> **Exercise requirements**:
Beneath this line are entries. Copy the range from the line with "Output the Python" to the line with "plt.rcParams['font.family'] = ['Liberation", ends included, exactly; leave pictures out.

> **Supplied data**:
◆ ◆ ◆ ◆

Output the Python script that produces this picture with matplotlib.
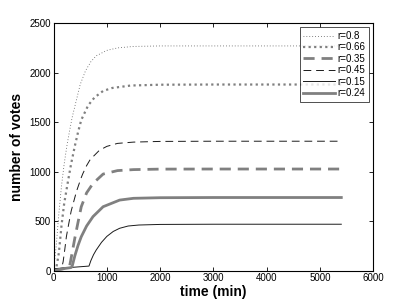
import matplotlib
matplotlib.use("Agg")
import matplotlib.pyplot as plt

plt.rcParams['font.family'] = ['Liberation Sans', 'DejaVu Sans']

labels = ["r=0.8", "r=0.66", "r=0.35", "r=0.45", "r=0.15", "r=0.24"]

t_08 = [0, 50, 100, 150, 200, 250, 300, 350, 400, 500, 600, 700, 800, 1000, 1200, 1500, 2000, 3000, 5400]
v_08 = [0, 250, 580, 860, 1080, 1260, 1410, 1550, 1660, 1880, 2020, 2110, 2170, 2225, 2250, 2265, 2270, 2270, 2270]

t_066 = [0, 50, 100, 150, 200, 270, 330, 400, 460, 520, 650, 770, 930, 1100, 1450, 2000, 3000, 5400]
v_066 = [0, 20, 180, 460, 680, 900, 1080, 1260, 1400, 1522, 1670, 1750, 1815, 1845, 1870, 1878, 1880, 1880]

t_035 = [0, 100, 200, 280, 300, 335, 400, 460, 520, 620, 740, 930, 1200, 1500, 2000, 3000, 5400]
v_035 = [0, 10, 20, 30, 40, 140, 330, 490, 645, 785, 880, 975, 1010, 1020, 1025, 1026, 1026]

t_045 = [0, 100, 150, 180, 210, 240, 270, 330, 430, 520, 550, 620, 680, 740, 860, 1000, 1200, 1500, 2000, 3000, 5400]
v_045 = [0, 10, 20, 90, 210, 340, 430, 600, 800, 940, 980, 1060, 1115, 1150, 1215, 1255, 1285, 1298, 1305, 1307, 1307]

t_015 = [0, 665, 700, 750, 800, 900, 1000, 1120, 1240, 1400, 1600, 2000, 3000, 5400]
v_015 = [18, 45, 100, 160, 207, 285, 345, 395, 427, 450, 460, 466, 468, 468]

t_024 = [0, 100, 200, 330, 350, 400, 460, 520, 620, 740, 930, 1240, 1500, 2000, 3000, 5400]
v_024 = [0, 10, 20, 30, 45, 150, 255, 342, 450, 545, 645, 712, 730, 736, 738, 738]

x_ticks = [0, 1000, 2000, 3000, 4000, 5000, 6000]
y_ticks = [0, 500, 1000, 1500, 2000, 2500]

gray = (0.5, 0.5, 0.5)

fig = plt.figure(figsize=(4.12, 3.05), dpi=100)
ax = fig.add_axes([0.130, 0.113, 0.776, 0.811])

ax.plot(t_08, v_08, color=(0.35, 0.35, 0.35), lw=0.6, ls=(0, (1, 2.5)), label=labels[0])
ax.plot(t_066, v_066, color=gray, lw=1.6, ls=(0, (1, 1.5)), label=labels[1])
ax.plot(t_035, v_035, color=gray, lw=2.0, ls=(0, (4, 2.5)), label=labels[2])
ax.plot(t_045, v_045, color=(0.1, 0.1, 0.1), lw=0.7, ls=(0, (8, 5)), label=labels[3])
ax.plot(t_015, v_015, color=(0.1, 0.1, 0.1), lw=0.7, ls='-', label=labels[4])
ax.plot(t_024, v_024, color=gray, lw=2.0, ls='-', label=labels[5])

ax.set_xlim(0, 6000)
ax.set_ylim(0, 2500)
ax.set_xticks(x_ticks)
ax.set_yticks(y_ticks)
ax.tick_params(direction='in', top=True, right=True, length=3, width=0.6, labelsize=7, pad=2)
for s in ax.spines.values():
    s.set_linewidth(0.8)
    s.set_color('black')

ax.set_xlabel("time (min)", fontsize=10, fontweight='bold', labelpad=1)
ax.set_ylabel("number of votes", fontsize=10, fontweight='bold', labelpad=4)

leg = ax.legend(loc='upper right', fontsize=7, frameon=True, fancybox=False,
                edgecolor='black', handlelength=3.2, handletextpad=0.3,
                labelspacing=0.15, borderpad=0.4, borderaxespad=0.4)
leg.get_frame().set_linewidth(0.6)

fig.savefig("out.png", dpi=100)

◆ ◆ ◆ ◆

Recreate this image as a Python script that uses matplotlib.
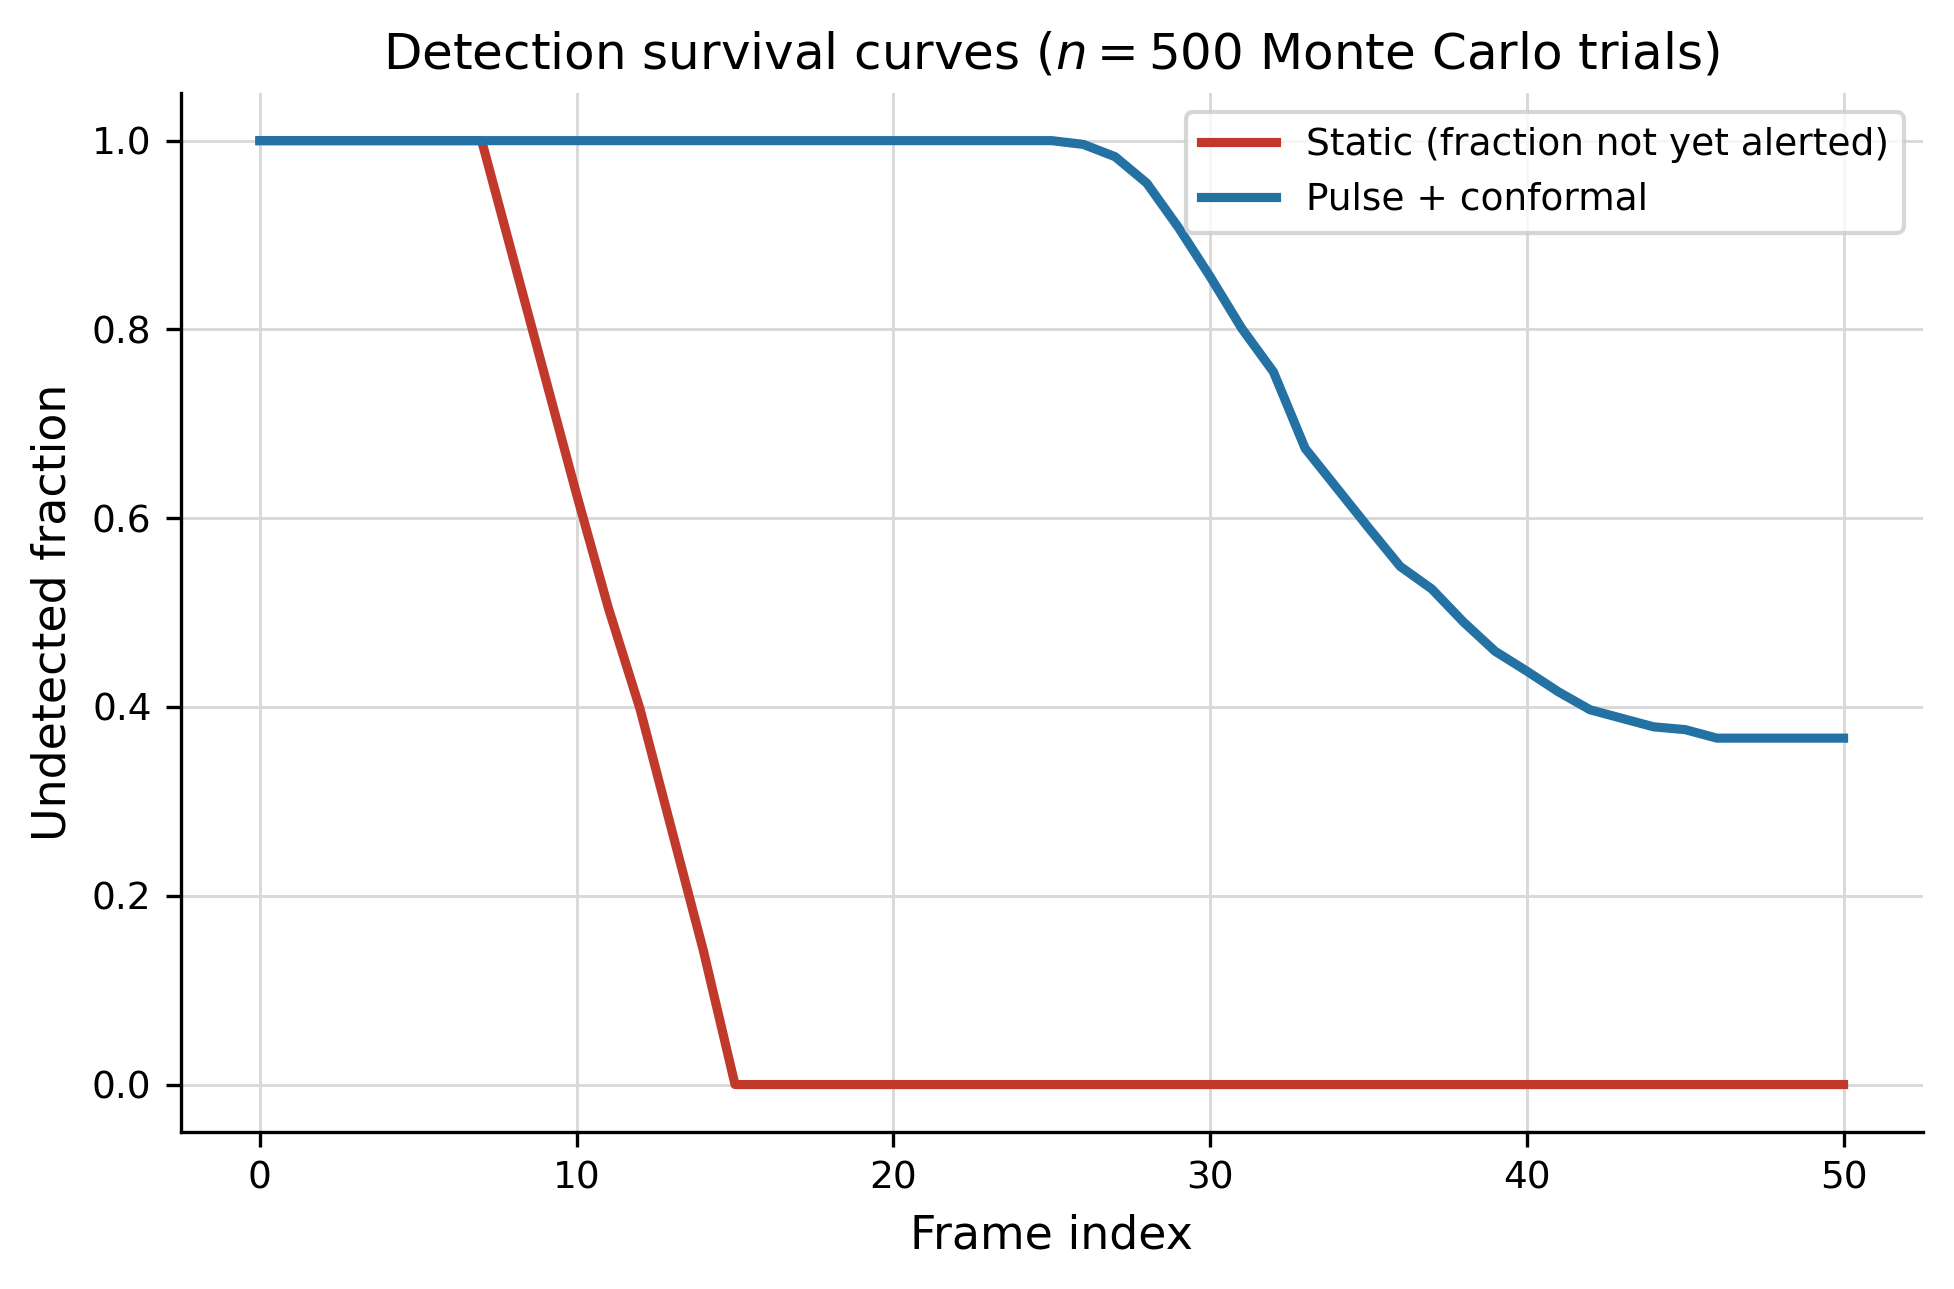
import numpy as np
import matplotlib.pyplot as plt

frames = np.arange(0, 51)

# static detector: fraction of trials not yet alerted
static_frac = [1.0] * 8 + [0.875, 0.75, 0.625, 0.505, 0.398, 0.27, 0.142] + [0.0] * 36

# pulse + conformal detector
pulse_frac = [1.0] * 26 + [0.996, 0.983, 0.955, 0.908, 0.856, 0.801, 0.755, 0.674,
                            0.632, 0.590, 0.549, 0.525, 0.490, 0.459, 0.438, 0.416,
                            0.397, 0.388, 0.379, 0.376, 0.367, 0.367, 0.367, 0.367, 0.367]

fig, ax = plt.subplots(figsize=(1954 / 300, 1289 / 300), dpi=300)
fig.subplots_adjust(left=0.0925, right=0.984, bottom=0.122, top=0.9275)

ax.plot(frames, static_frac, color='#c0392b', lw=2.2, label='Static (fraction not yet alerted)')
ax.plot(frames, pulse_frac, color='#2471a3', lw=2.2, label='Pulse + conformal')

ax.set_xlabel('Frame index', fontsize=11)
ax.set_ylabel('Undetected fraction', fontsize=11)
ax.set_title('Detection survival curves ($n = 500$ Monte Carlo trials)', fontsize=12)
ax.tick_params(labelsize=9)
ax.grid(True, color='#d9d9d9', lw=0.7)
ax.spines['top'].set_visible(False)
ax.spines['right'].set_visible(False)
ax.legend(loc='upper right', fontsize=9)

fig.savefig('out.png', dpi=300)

◆ ◆ ◆ ◆

> **Complete output**:
Output the Python script that produces this picture with matplotlib.
import matplotlib
matplotlib.use("Agg")
import matplotlib.pyplot as plt

plt.rcParams['font.family'] = ['Liberation Sans', 'DejaVu Sans']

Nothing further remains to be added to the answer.